Notice that the important thing is not our “work” but the “gospel”. “In other words, our work is not the beautiful woman, but the necklace. The beautiful woman is the Gospel. So one crucial meaning of our work is that the way we do it will increase or decrease the attractiveness of the Gospel we profess before unbelievers. Of course, the great assumption is that we know we are Christians. The whole point of the text breaks down if there is nothing for our work to “adorn”. Thinking that our work will glorify God when people do not know we are Christians is like admiring an effective ad on TV that never mentions the product. People may be impressed but won’t know what to buy” (Piper, p. 143).

1 Thessalonians 4:11-12

“And to make it your ambition to lead a quiet life and attend to your own business and work with your hands, just as we commanded you, so that you will behave properly toward outsiders and not be in any need”

The point here is not that our work will save people without teaching them the gospel, “The point is that if we live and work well, obstacles will be removed. In other words, good, honest work is not the saving Gospel of God, but a crooked Christian car salesmen is a blemish on the Gospel and puts a roadblock in the way of seeing the beauty of Christ. And sloth may be a greater stumblingblock than crime. Christians should be known in their offices as the ones you go to if you have a problem. So the third way we make much of God in our secular work is by having such high standards of excellence and such integrity and such manifest goodwill that we put no obstacles in the way of the Gospel but rather call attention to the all-satisfying beauty of Christ. When we adorn the Gospel with our work, we are not wasting our lives” (Piper, p. 144).

Colossians 3:23

“Whatever you do, do your work heartily, as for the Lord rather than for men”

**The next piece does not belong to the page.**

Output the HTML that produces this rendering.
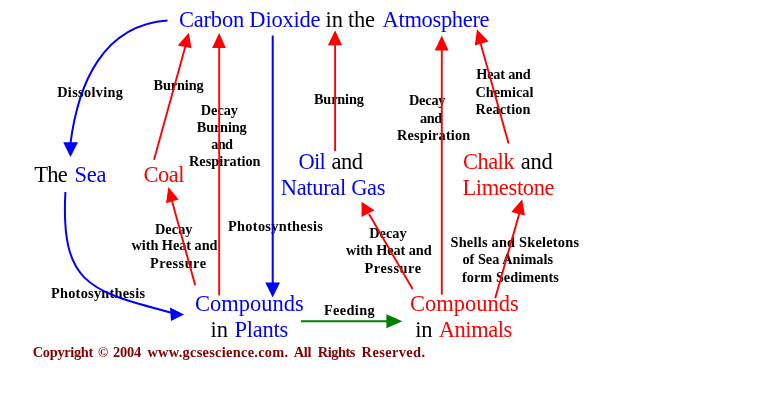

  • “God is a God of order and beauty and competence. But cats are clean, and ants are industrious, and spiders produce orderly and beautiful works. And all of them are dependent on God. Therefore, the essence of our work as humans must be that it is done in conscious reliance on God’s power, and in conscious quest of God’s pattern of excellence, and in deliberate aim to reflect God’s glory” (Piper, p. 141).
  • Notice the emphasis on “whatever you do”. God has not created us to be idle and the purpose of the Gospel message is not to liberate us from working, but rather to give new meaning and purpose to our work. 
  • If we try to avoid working we are making a grave mistake. “Those who abandon creative productivity lose the joy of God-dependent, world-shaping, God-reflecting purposeful work”.“Sweet is the sleep of a laborer, whether he eats little or much, but the full stomach of the rich will not let him sleep” (Ecclesiastes 5:12).

Ephesians 4:28

“He who steals must steal no longer; but rather he must labor, performing with his own hands what is good, so that he will have something to share with one who has need”

“In other words, don’t focus on mere material things in your work. Don’t labor merely with a view to the perishable things you can buy with your earnings. Work with an eye not mainly to your money, but your usefulness. Work with a view to benefiting people with what you make or do. Think of new ways that your work can bless people” (Piper, p. 148).